Tal vez lo que más facilitó el imperialismo comercial y militar inglés y norteamericano en Asia o en  las pequeñas repúblicas centroamericanas fue la carencia en los países destinatarios  de instituciones públicas  que garantizasen las inversiones de sus nacionales. Que estos no eran ángeles inocentes y benévolos tampoco se puede negar. Tampoco sería honesto absolver a los gobernantes de inversionistas extranjeros de exceso de poder y de desprecio a los países, a los gobiernos y  los ciudadanos recipientes de esas inversiones. Me parece, simplemente, que  uno de los determinantes más evidentes del imperialismo fue y es la falta de instituciones confiables de los países destinatarios.

b) En el caso específico, aunque no exclusivo, del turismo influye cada vez más en el origen de regulaciones la conciencia del agotamiento progresivo de los recursos naturales y del impacto de muchos procesos productivos sobre el clima y el nivel de los océanos.

El uso de recursos vitales como el agua o la foresta en exceso de su capacidad de reproducción cuestiona seriamente  no solo la rentabilidad permanente de las empresas, turísticas por ejemplo, sino el bienestar y hasta la supervivencia de personas e impresas de otros sectores. Desiertos, erosión, variaciones climáticas, pobreza biológica  son algunos de los canales de transmisión del efecto de actividades económicas sobre la calidad y la existencia de vida y no meros fantasmas resultado de mentes afectadas por calentamientos ecológicos.

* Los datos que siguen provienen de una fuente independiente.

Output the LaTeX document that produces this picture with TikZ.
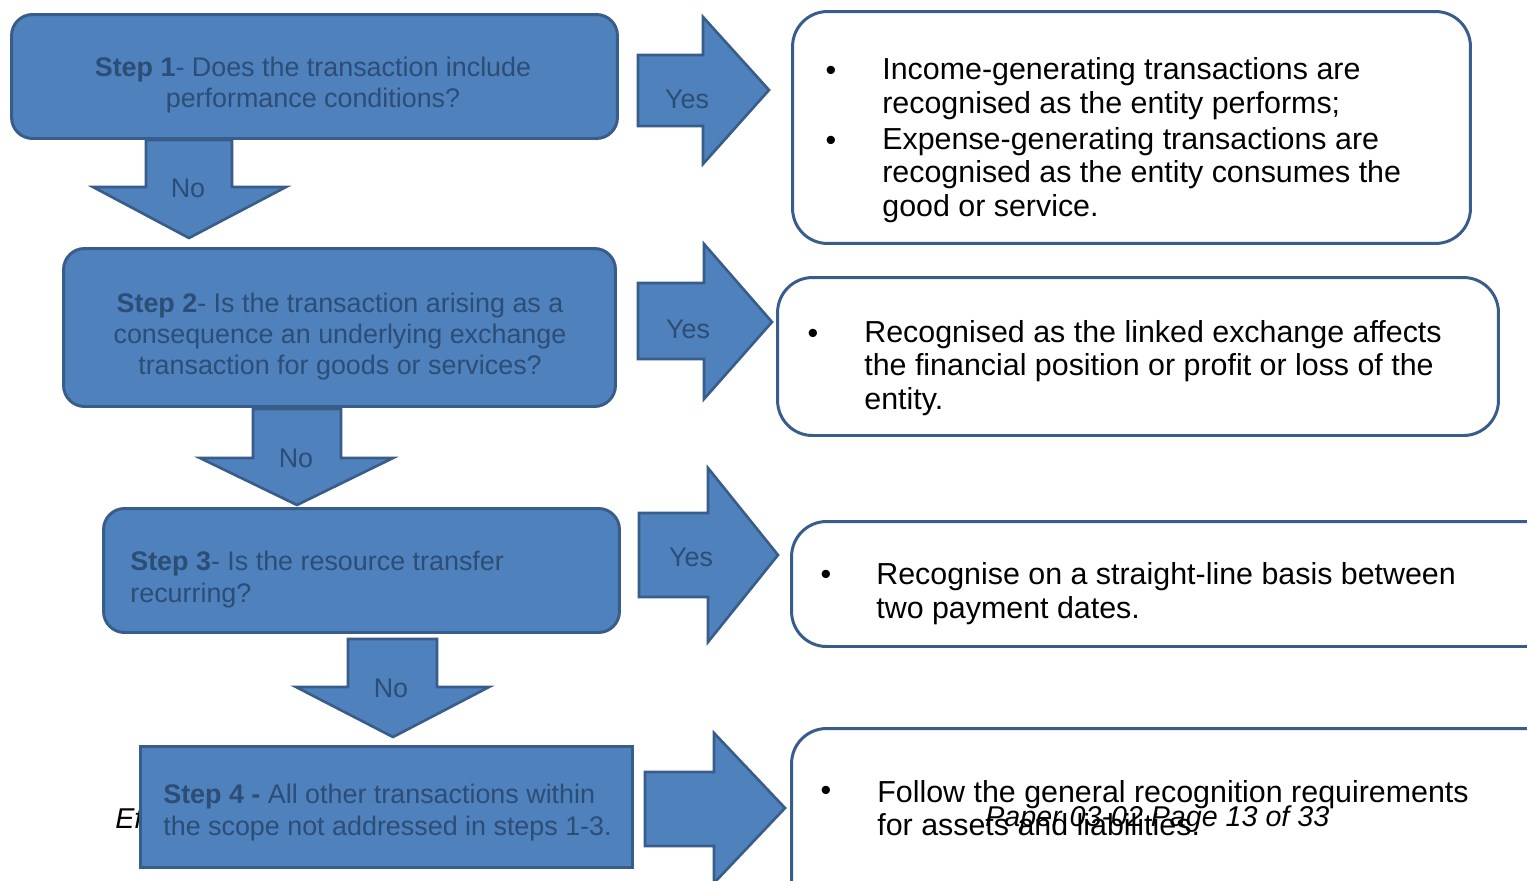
\documentclass[tikz,border=0pt]{standalone}
\usepackage{fontspec}
\setmainfont{Liberation Sans}
\definecolor{fillb}{HTML}{4F81BD}
\definecolor{edgeb}{HTML}{385D8A}
\definecolor{txtb}{HTML}{2C4D75}
\begin{document}
\begin{tikzpicture}[x=0.02cm,y=-0.02cm,
  stepbox/.style={draw=edgeb, fill=fillb, line width=1.7pt, inner sep=0pt, outer sep=0pt, rounded corners=0.42cm},
  squarebox/.style={draw=edgeb, fill=fillb, line width=1.7pt, inner sep=0pt, outer sep=0pt},
  resbox/.style={draw=edgeb, fill=white, line width=1.7pt, inner sep=0pt, outer sep=0pt, rounded corners=0.7cm},
  blockarrow/.style={draw=edgeb, fill=fillb, line width=1.5pt, line join=miter},
  steptext/.style={text=txtb, font=\fontsize{15.3}{17.8}\selectfont, inner sep=0pt},
  arrowlabel/.style={text=txtb, font=\fontsize{15.3}{17.8}\selectfont, inner sep=0pt},
  restext/.style={text=black, font=\fontsize{17.3}{19.2}\selectfont, inner sep=0pt, align=left, anchor=west},
  bullet/.style={text=black, font=\fontsize{17.3}{19.2}\selectfont, inner sep=0pt},
  footer/.style={text=black, font=\fontsize{16.3}{19.3}\selectfont\itshape, inner sep=0pt, anchor=west}
]
\clip (0,0) rectangle (1527,880);
\fill[white] (0,0) rectangle (1527,880);

% hidden footer fragment behind step 4
\node[footer] (ef) at (115,818) {Ef};

% step boxes
\node[stepbox, minimum width=12.12cm, minimum height=2.48cm] (s1) at (314.5,76.5) {};
\node[stepbox, minimum width=11.04cm, minimum height=3.16cm] (s2) at (339.5,327.5) {};
\node[stepbox, minimum width=10.32cm, minimum height=2.48cm] (s3) at (361.5,570.5) {};
\node[squarebox, minimum width=9.84cm, minimum height=2.42cm] (s4) at (386.5,807) {};

\node[steptext, align=center] (t1) at (313,85) {\textbf{Step 1}- Does the transaction include\\performance conditions?};
\node[steptext, align=center] (t2) at (340,336.5) {\textbf{Step 2}- Is the transaction arising as a\\consequence an underlying exchange\\transaction for goods or services?};
\node[steptext, align=left, anchor=west] (t3) at (130,579.5) {\textbf{Step 3}- Is the resource transfer\\recurring?};
\node[steptext, align=left, anchor=west] (t4) at (163,812.5) {\textbf{Step 4 -} All other transactions within\\the scope not addressed in steps 1-3.};

% down arrows (No)
\draw[blockarrow] (146,140) -- (232,140) -- (232,187) -- (286,187) -- (189,238) -- (93,187) -- (146,187) -- cycle;
\node[arrowlabel] (n1) at (188,188) {No};
\draw[blockarrow] (253,409) -- (341,409) -- (341,458) -- (393,458) -- (297,505) -- (200,458) -- (253,458) -- cycle;
\node[arrowlabel] (n2) at (296,458) {No};
\draw[blockarrow] (348,639) -- (437,639) -- (437,687) -- (489,687) -- (393,737) -- (296,687) -- (348,687) -- cycle;
\node[arrowlabel] (n3) at (391,688) {No};

% right arrows (Yes)
\draw[blockarrow] (638,55) -- (703,55) -- (703,17) -- (769,90) -- (703,164) -- (703,126) -- (638,126) -- cycle;
\node[arrowlabel] (y1) at (687,99) {Yes};
\draw[blockarrow] (638,283) -- (704,283) -- (704,244) -- (772,322) -- (704,399) -- (704,359) -- (638,359) -- cycle;
\node[arrowlabel] (y2) at (688,329) {Yes};
\draw[blockarrow] (639,513) -- (708,513) -- (708,468) -- (778,555) -- (708,642) -- (708,597) -- (639,597) -- cycle;
\node[arrowlabel] (y3) at (691,557) {Yes};
\draw[blockarrow] (645,772) -- (714,772) -- (714,733) -- (785,808) -- (714,883) -- (714,846) -- (645,846) -- cycle;

% result boxes
\node[resbox, minimum width=13.56cm, minimum height=4.64cm] (r1) at (1131.5,127.5) {};
\node[resbox, minimum width=14.42cm, minimum height=3.16cm] (r2) at (1138,356.5) {};
\node[resbox, minimum width=15.37cm, minimum height=2.5cm] (r3) at (1175.75,584) {};
\node[resbox, minimum width=15.37cm, minimum height=3.83cm] (r4) at (1175.75,824.25) {};

\node[bullet] (b1a) at (831,73) {\textbullet};
\node[restext] (p1a) at (882,89) {Income-generating transactions are\\recognised as the entity performs;};
\node[bullet] (b1b) at (831,143) {\textbullet};
\node[restext] (p1b) at (882,175) {Expense-generating transactions are\\recognised as the entity consumes the\\good or service.};

\node[bullet] (b2) at (813,336) {\textbullet};
\node[restext] (p2) at (864,368) {Recognised as the linked exchange affects\\the financial position or profit or loss of the\\entity.};

\node[bullet] (b3) at (826,577.5) {\textbullet};
\node[restext] (p3) at (876,593.5) {Recognise on a straight-line basis between\\two payment dates.};

\node[bullet] (b4) at (826,793) {\textbullet};
\node[restext] (p4) at (877,808) {Follow the general recognition requirements\\for assets and liabilities.};

% page footer overprinted
\node[footer] (pg) at (985,819) {Paper 03-02 Page 13 of 33};
\end{tikzpicture}
\end{document}
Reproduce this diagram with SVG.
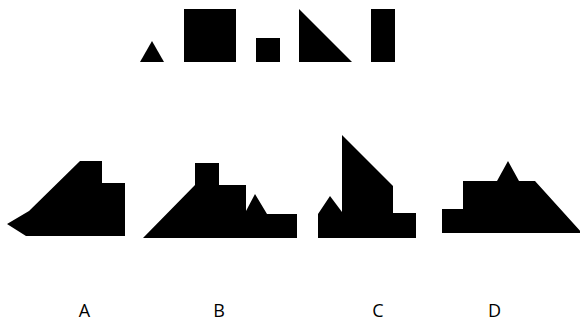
<svg xmlns="http://www.w3.org/2000/svg" width="580" height="324" viewBox="0 0 580 324">
<style>
.s{fill:#000;stroke:none}
.lbl{font-family:"Open Sans","Liberation Sans",sans-serif;font-size:18px;fill:#000;text-anchor:middle}
</style>
<rect width="580" height="324" fill="#fff"/>
<g id="pieces">
<polygon class="s" points="140,62 152,41 164,62"/>
<rect class="s" x="184" y="9" width="52" height="53"/>
<rect class="s" x="256" y="38" width="24" height="24"/>
<polygon class="s" points="299,9 299,62 352,62"/>
<rect class="s" x="371" y="9" width="24" height="53"/>
</g>
<g id="shapeA">
<polygon class="s" points="80,161 102,161 102,183 125,183 125,236 26,236 7,224 29,211"/>
</g>
<g id="shapeB">
<polygon class="s" points="143,238 195,185 195,163 219,163 219,185 246,185 246,211 255,194 267,214 297,214 297,238"/>
</g>
<g id="shapeC">
<polygon class="s" points="318,238 318,214 330,196 342,212 342,135 393,186 393,213 416,213 416,238"/>
</g>
<g id="shapeD">
<polygon class="s" points="442,233 442,209 463,209 463,181 497,181 508,161 519,181 535,181 582,233"/>
</g>
<g id="labels">
<text class="lbl" x="84.5" y="317">A</text>
<text class="lbl" x="219" y="317">B</text>
<text class="lbl" x="378" y="317">C</text>
<text class="lbl" x="494.5" y="317">D</text>
</g>
</svg>
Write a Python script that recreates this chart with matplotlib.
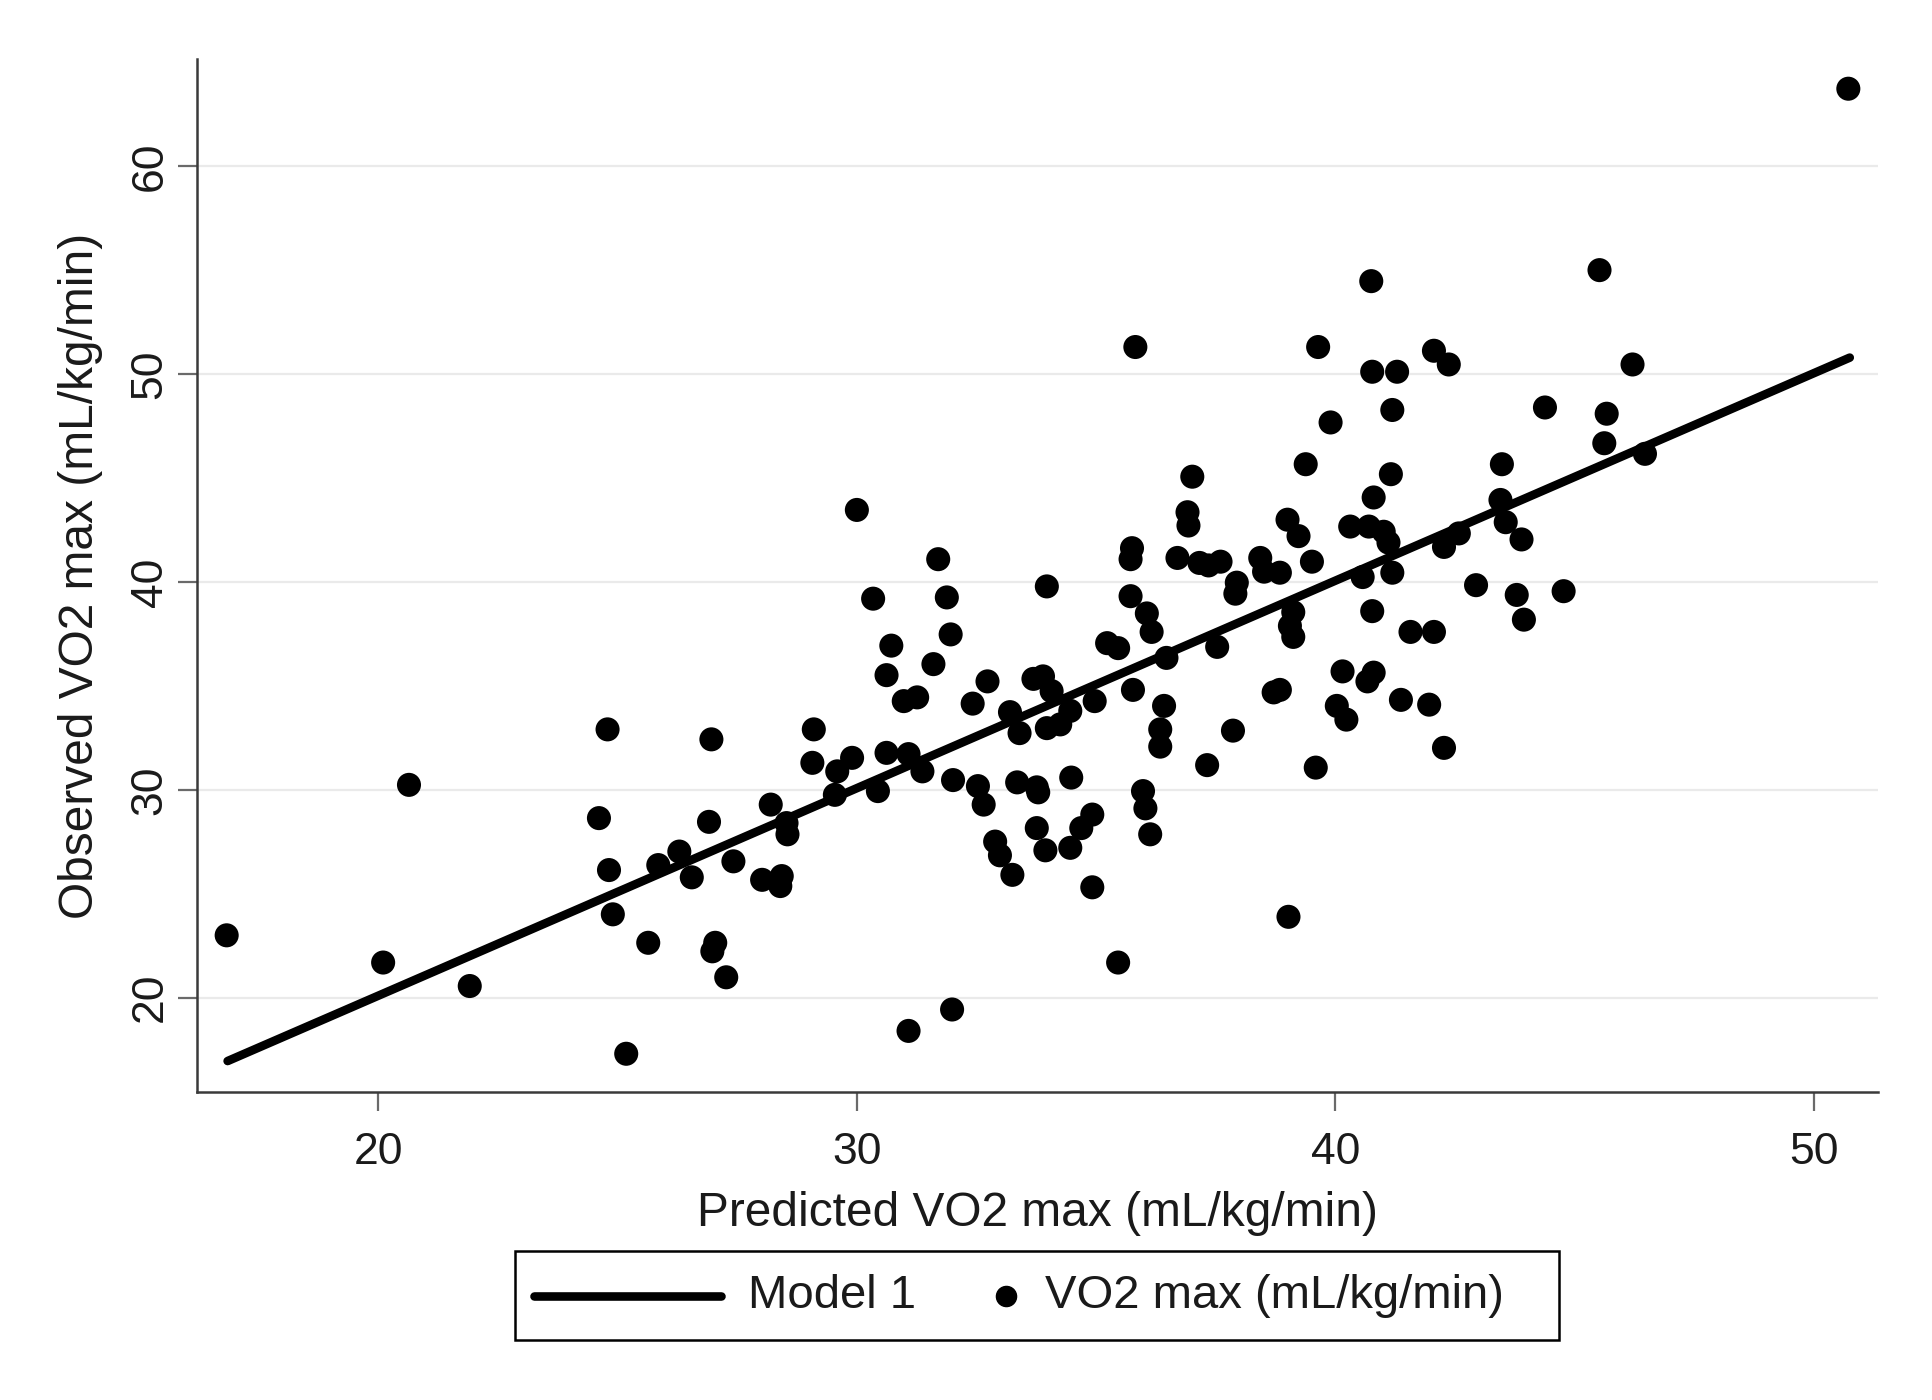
import matplotlib
matplotlib.use("Agg")
import matplotlib.pyplot as plt
from matplotlib.lines import Line2D
from matplotlib.patches import Rectangle

plt.rcParams['font.family'] = ['Liberation Sans', 'DejaVu Sans']

# Observed vs predicted VO2 max (mL/kg/min)
predicted = [16.83, 20.10, 20.64, 21.91, 24.61, 24.79, 24.82, 24.90, 25.18, 25.64,
             25.85, 26.29, 26.55, 26.96, 26.91, 27.04, 26.98, 27.27, 27.42, 28.02,
             28.20, 28.43, 28.40, 28.53, 28.55, 29.10, 29.07, 29.59, 29.54, 29.90,
             30.00, 30.34, 30.44, 30.62, 30.72, 30.62, 30.98, 31.26, 31.08, 31.08,
             31.37, 31.60, 31.70, 31.88, 31.96, 31.99, 32.01, 32.42, 32.53, 32.65,
             32.73, 32.89, 32.99, 33.20, 33.25, 33.40, 33.35, 33.69, 33.76, 33.79,
             33.89, 33.76, 33.94, 33.97, 33.97, 34.07, 34.25, 34.46, 34.46, 34.48,
             34.69, 34.92, 34.92, 34.97, 35.23, 35.46, 35.46, 35.75, 35.72, 35.72,
             35.82, 35.77, 36.06, 36.16, 35.98, 36.03, 36.13, 36.42, 36.34, 36.34,
             36.47, 36.70, 36.91, 36.93, 37.01, 37.16, 37.32, 37.35, 37.53, 37.60,
             37.94, 37.91, 37.86, 38.43, 38.51, 38.84, 38.71, 38.84, 39.00, 39.02,
             39.12, 39.05, 39.12, 39.23, 39.38, 39.51, 39.59, 39.64, 39.90, 40.15,
             40.03, 40.23, 40.31, 40.57, 40.70, 40.67, 40.75, 40.77, 40.80, 40.77,
             40.80, 41.01, 41.11, 41.16, 41.19, 41.19, 41.29, 41.37, 41.57, 41.96,
             42.06, 42.06, 42.27, 42.27, 42.37, 42.58, 42.94, 43.48, 43.45, 43.56,
             43.79, 43.94, 43.89, 44.38, 44.77, 45.52, 45.62, 45.67, 46.21, 46.47,
             50.72]
observed = [23.00, 21.69, 30.24, 20.56, 28.64, 32.91, 26.14, 24.01, 17.30, 22.64,
            26.38, 27.03, 25.79, 32.43, 28.46, 22.64, 22.23, 20.98, 26.56, 25.67,
            29.29, 25.85, 25.37, 28.40, 27.86, 32.91, 31.30, 30.89, 29.76, 31.54,
            43.47, 39.20, 29.94, 35.52, 36.94, 31.78, 34.27, 34.45, 31.72, 18.40,
            30.89, 36.05, 41.10, 39.26, 37.48, 19.43, 30.47, 34.15, 30.18, 29.29,
            35.22, 27.51, 26.85, 33.74, 25.91, 32.73, 30.36, 35.34, 30.12, 29.88,
            35.46, 28.16, 27.09, 39.79, 32.97, 34.75, 33.15, 33.80, 27.21, 30.59,
            28.16, 28.81, 25.31, 34.27, 37.06, 21.69, 36.82, 41.63, 41.10, 39.32,
            51.31, 34.81, 38.49, 37.60, 29.94, 29.11, 27.86, 34.04, 32.91, 32.08,
            36.35, 41.16, 43.36, 42.72, 45.07, 40.92, 31.19, 40.80, 36.88, 40.98,
            39.97, 39.44, 32.85, 41.16, 40.50, 40.45, 34.69, 34.81, 43.00, 23.89,
            38.55, 37.89, 37.36, 42.21, 45.67, 40.98, 31.07, 51.31, 47.68, 35.70,
            34.04, 33.38, 42.67, 40.24, 42.67, 35.22, 54.48, 50.12, 44.07, 38.60,
            35.64, 42.42, 41.90, 45.19, 48.28, 40.45, 50.12, 34.33, 37.60, 34.10,
            51.13, 37.60, 41.69, 32.02, 50.47, 42.34, 39.85, 45.67, 43.95, 42.88,
            39.38, 38.19, 42.05, 48.40, 39.56, 55.01, 46.68, 48.10, 50.47, 46.17,
            63.74]

# Model 1 fitted line (endpoints over the predicted range)
model1_x = [16.85, 50.75]
model1_y = [16.95, 50.80]

x_ticks = [20, 30, 40, 50]
y_ticks = [20, 30, 40, 50, 60]
legend_labels = ['Model 1', 'VO2 max (mL/kg/min)']

W, H = 1933, 1400
fig = plt.figure(figsize=(W / 100, H / 100), dpi=100)
fig.patch.set_facecolor('white')
ax = fig.add_axes([197 / W, 1 - 1092 / H, (1878 - 197) / W, (1092 - 59) / H])
ax.set_facecolor('white')

ax.set_xlim(16.21, 51.34)
ax.set_ylim(15.46, 65.17)

for yv in y_ticks:
    ax.axhline(yv, color='#eaeaea', lw=1.6, zorder=0)

ax.plot(model1_x, model1_y, color='black', lw=6.2, solid_capstyle='round', zorder=3)
ax.scatter(predicted, observed, s=300, color='black', edgecolors='none', zorder=4)

for side in ['top', 'right']:
    ax.spines[side].set_visible(False)
for side in ['left', 'bottom']:
    ax.spines[side].set_color('#3a3a3a')
    ax.spines[side].set_linewidth(1.8)

ax.set_xticks(x_ticks)
ax.set_yticks(y_ticks)
ax.tick_params(axis='both', direction='out', length=14, width=1.6, color='#6a6a6a',
               labelsize=32, labelcolor='#1a1a1a')
ax.tick_params(axis='x', pad=15)
ax.tick_params(axis='y', pad=5)
for lab in ax.get_yticklabels():
    lab.set_rotation(90)
    lab.set_va('center')

ax.set_xlabel('Predicted VO2 max (mL/kg/min)', fontsize=34.5, color='#1a1a1a', labelpad=13)
ax.set_ylabel('Observed VO2 max (mL/kg/min)', fontsize=34.5, color='#1a1a1a', labelpad=19)

# Legend box drawn in figure pixel fractions
def fx(px):
    return px / W

def fy(py):
    return 1 - py / H

box = Rectangle((fx(515), fy(1340)), fx(1559) - fx(515), fy(1251) - fy(1340),
                transform=fig.transFigure, facecolor='white', edgecolor='black',
                linewidth=1.8)
fig.patches.append(box)
ycen = fy(1296)
fig.add_artist(Line2D([fx(534), fx(721)], [ycen, ycen], transform=fig.transFigure,
                      color='black', lw=6.2, solid_capstyle='round'))
fig.text(fx(748), ycen, legend_labels[0], fontsize=34, color='#1a1a1a',
         va='center', ha='left')
fig.add_artist(Line2D([fx(1006)], [ycen], transform=fig.transFigure, marker='o',
                      color='black', ls='none', markersize=14.5))
fig.text(fx(1045), ycen, legend_labels[1], fontsize=34, color='#1a1a1a',
         va='center', ha='left')

fig.savefig('out.png', dpi=100, facecolor='white')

Todos comprendemos que las empresas  tratan de mejorar su rendimiento con los recursos disponibles y al hacerlo ni ven ni quieren ver el impacto ambiental de su operación más allá de sus límites geográficos o en personas que no son sus empleados. Pero como ese impacto “extraempresarial” es hoy en día sustancial y cumulativo  debemos comprender que también el Estado y otras organizaciones no orientadas directamente a la maximización o al simple  logro de ganancias tienen la responsabilidad de imponer regulaciones ecológicas y de exigir estudios ambientales previos a la inversión. Estas regulaciones encarecen y en ocasiones hasta excluyen proyectos de inversión que en otros tiempos de menor exposición ambiental   eran  deseables. El dilema es más inversión ambientalmente irresponsable o mejor calidad de vida (en casos extremos hasta posibilidad de ella).

El discernimiento de esta aceptabilidad ecológica o ambiental es necesariamente discrecional. A la discreción o a falta de ella se la condena en el tribunal de la teoría política económica de hoy porque se presta a decisiones interesadas y a presiones de grupos de intereses. Cierto. Pero ¿hay otra forma de vivir que no sea dejando al interés de cada empresa que ella discierna la suerte de muchos ajenos a ella?

Las garantías institucionales a abusos de discernimiento está en primera línea en la transparencia de esas decisiones; en segundo lugar en el juicio también cuestionable de organismos internacionales o de los países de donde procede la inversión y, en última instancia, en la conciencia colectiva de la sociedad, también influenciable por exceso o por defecto de preocupación ecológica.

Conclusión

Quien quiera moñitos que aguante jalones no por masoquismo sino por necesidad. Quien quiera inversiones extranjeras especialmente turísticas  -o al menos sus efectos en divisas y empleo- que aguante regulaciones no por rentables sino por inevitables.

Los jalones son dos: seriedad pública y privada en el cumplimiento de regulaciones y contratos, existencia de un  tribunal inapelable superior al económico: el de sustentabiliadad de los recursos humanos todavía sin jueces pero con muchos fiscales.

Como dice Enrique Armenteros, Presidente de la Junta Directiva de la Fundación Progressio, estamos bajando el tono del diapasón de la discusión de  temas ambientales en la discusión política, centrada en técnicas de conquista y defensa del poder, cuando la situación  se agrava por el impacto cumulativo y no sólo marginal de abusos ecológicos en el país  y cuando en el mundo la conciencia de los peligros y de las realidades ambientales crece. ¿Será que la arritimia histórica dominicana es incurable?